As a writer of haiku, I have long appreciated George Swede's work. Micro Haiku: three to nine syllables is a significant title in that it takes this ages old Japanese poetic form to a new dimension. The restrictions of the traditional 17-syllable-poem are gone. This fresh approach is welcome. This is a superb, exciting title for my haiku library.

Note to Amazon people: My wife, Gertrude ordered this title for me, so I told her I would look after the submission. Cheers.
Michael O. Nowlan


By Harry Gordon on May 19, 2014
Format: Paperback Verified Purchase on Amazon

I'm sure that Gertrude or Michael (above/below?) meant to give this volume a five rather than a one star rating unless in some sly way the reviewer was practicing the principal implicit in Mr. Swede's poetry that less is more.

Let me proclaim immediately that I do NOT write haiku of any length and seldom read it with the exception of George Swede's whose poems have always impressed me with their charm, wit, humor, and wisdom. To achieve all of this with such economy brings to mind an aesthetic approach that Hemingway celebrated as (and I can only paraphrase) a maximum amount of emotion with a minimum amount of display.

In as few as three and no more than nine syllables, Mr. Swede can make us see things anew as in "from where the leaf fell a star" or as in "willow/conducting/the storm." He can make us relive with humor and regret mornings I suspect we've all had as in "dawn/remembering her/bad grammar."

He's very good at juxtaposing seemingly disparate images that evoke painful ironies as in "spring morning gravedigger whistling" or "divorce papers falling leaves" (Think for a minute how that last word reverberates with multiple meanings.). How about a little Zen-like wonder with "blazing heat/my long shadow/useless" and "eyes closed/open to what's/inside" (Stanley Kubrick alert)?

On one page Mr. Swede can make us stop, think, and wonder ("half-dug grave lunch hour") and (literally) on the next page make us laugh ("training bra/on the clothesline/half moon"). He can even make a vacuum convey meaning. Consider, for instance, how different this haiku would be without the space: "i call myself [...] someone else answers."

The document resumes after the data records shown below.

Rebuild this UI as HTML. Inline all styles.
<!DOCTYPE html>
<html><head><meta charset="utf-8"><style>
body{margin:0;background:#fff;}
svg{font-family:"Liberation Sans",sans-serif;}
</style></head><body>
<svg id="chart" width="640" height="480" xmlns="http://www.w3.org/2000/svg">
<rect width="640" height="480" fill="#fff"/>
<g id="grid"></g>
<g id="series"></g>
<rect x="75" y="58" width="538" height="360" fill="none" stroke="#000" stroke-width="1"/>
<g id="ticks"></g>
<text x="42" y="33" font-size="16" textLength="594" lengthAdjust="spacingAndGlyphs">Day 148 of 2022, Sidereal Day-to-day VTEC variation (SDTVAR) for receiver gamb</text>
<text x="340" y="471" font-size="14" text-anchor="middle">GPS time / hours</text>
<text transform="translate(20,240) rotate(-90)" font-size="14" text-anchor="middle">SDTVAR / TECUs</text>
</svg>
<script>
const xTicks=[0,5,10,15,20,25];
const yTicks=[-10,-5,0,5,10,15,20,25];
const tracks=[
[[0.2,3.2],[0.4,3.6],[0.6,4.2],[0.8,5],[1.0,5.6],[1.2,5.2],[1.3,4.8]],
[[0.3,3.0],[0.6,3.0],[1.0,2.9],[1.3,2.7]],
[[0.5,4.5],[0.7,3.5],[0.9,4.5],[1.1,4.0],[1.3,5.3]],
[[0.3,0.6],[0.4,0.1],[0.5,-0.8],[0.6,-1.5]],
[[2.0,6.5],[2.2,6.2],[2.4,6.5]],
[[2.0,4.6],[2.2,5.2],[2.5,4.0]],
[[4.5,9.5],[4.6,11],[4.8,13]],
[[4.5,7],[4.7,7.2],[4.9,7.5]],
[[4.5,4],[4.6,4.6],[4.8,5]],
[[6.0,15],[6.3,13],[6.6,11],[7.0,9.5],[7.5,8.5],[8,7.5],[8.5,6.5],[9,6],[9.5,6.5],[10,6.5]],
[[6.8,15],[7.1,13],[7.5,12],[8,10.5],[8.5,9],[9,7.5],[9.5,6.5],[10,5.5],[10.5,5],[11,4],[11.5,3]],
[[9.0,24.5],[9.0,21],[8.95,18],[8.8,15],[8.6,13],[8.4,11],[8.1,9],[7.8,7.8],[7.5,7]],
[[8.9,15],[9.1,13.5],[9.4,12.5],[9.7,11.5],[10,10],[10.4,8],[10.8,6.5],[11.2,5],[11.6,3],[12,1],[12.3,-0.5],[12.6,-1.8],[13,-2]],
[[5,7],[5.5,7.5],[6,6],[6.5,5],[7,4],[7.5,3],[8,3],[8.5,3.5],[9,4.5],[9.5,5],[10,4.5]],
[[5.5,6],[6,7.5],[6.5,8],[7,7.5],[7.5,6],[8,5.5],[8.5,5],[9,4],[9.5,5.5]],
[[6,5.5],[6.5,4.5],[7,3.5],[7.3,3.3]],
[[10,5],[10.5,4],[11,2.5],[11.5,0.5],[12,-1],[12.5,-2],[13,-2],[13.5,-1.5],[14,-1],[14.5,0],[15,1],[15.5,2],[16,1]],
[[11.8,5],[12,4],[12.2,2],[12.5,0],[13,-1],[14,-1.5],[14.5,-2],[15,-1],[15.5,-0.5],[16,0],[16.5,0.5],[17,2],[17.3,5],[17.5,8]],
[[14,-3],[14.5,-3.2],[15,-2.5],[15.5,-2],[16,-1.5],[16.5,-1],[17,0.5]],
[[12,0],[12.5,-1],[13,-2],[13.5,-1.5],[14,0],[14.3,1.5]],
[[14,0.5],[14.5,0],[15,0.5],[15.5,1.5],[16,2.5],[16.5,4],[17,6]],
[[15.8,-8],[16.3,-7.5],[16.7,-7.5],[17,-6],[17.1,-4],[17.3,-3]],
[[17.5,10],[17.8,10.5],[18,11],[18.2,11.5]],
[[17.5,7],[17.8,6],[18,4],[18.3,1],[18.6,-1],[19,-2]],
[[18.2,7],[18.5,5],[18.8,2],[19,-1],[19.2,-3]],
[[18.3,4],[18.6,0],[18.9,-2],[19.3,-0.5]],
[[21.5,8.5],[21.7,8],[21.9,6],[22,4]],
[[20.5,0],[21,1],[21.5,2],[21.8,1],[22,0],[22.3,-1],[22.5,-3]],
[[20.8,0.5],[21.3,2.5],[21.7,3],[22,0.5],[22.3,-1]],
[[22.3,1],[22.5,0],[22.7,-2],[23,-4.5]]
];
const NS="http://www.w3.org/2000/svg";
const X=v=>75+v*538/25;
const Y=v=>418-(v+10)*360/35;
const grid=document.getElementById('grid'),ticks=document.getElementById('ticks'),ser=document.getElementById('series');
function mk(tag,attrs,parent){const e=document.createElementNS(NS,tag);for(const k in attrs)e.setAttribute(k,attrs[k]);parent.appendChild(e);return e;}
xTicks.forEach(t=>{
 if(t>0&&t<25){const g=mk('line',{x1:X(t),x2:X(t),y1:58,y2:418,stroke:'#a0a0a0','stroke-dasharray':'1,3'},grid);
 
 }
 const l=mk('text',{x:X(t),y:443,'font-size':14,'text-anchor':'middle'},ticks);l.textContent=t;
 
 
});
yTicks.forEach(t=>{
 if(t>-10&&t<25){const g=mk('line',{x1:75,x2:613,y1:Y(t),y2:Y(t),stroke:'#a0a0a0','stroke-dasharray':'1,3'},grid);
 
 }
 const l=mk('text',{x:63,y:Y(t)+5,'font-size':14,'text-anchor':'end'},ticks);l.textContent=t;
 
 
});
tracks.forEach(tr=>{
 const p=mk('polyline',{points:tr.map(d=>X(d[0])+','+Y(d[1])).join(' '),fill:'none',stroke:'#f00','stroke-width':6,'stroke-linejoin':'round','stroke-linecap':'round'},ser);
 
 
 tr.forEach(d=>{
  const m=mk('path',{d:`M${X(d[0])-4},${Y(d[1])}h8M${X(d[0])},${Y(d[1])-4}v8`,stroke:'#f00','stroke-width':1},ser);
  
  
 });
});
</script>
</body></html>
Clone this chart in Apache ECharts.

These poems take a lot longer to forget than they do to read.

"Students and connoisseurs of haiku would do extremely well to own and share this tour de force collection."- Allan Briesmaster, Verse Afire , 2014, 11:3.

"Although these poems are micro on the page, off it they just as, if not more, full as any haiku." Aubrie Cox, A Hundred Gourds, 2014, 3:4.

His micro haiku is a splendid source for anyone making the case for tighter craftsmanship, smaller poems. Lin Geary, Haiku Canada Review, 2014, 8:2.

One truly gets the sense that, in whatever way language opens up disjunctive space, Swede has been there, done that and masterfully so. Michele Root-Bernstein, Frogpond: Journal of the Haiku Society of America , 2014, 37:3, p. 121.